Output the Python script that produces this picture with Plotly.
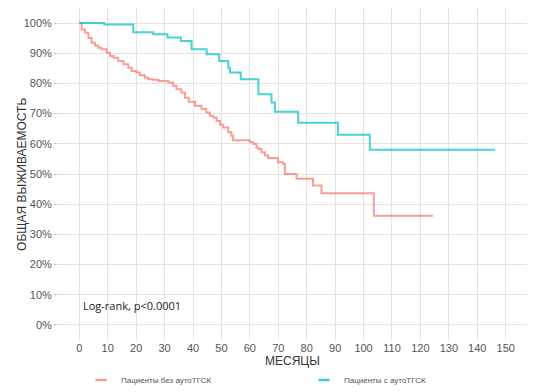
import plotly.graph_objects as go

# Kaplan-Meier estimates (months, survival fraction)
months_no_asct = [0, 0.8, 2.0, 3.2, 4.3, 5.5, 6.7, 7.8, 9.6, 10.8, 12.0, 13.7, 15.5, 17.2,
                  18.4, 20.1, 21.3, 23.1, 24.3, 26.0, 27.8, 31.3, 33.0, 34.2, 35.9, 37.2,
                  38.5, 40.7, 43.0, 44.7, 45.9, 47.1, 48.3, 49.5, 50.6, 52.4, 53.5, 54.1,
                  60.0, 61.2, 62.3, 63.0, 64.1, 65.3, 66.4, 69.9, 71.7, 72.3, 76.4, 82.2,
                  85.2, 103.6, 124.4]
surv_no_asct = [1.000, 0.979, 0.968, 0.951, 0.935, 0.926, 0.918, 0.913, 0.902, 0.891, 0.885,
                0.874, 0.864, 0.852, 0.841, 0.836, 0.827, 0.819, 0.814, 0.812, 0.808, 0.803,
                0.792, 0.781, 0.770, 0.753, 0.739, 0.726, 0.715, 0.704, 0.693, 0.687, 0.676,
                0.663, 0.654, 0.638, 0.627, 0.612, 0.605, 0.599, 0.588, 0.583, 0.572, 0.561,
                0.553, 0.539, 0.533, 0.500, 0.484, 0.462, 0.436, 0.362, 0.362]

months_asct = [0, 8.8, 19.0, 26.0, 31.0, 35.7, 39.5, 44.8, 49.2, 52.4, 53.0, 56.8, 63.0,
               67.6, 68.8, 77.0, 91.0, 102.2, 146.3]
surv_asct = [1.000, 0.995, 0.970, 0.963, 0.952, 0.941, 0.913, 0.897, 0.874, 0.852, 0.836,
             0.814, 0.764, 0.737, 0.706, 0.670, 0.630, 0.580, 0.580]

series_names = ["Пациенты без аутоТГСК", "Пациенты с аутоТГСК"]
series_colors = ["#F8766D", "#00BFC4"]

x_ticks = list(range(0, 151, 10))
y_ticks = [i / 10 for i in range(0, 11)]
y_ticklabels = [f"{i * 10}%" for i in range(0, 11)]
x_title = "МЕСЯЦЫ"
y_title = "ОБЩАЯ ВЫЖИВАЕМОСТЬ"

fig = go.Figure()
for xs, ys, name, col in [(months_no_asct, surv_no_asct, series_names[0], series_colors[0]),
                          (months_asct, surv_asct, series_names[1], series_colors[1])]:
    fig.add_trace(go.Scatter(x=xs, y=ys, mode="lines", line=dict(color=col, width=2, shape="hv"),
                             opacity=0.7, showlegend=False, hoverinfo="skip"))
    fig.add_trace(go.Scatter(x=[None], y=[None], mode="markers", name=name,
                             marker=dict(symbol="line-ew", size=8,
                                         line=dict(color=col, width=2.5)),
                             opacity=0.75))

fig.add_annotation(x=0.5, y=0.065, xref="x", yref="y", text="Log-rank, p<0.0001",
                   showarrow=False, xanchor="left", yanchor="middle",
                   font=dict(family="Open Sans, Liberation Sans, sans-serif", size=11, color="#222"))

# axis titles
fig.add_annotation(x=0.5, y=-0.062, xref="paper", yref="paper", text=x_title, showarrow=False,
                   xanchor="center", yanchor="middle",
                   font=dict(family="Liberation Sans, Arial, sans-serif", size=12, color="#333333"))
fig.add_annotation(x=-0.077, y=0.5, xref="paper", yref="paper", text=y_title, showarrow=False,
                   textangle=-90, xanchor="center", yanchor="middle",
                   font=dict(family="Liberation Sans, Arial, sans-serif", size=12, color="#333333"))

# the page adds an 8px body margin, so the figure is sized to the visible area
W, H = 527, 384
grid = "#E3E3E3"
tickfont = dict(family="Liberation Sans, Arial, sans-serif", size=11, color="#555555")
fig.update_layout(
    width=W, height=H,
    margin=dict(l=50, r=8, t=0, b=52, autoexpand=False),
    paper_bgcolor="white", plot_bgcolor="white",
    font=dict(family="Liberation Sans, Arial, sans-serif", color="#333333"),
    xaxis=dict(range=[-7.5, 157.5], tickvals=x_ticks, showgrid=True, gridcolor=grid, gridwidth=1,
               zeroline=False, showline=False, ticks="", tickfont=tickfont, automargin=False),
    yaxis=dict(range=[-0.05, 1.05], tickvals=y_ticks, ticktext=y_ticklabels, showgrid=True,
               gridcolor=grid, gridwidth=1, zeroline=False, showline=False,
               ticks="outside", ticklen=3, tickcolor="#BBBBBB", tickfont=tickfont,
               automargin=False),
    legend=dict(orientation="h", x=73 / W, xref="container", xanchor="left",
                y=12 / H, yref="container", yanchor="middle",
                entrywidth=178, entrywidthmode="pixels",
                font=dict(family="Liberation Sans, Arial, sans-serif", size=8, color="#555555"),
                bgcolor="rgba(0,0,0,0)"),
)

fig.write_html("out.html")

| Aim |
Give again, word for word, every line from the top of the data through the line with "import plotly.graph_objects as go", both ends included, and exclude the pictures.

| Result for this exercise |
Output the Python script that produces this picture with Plotly.
import plotly.graph_objects as go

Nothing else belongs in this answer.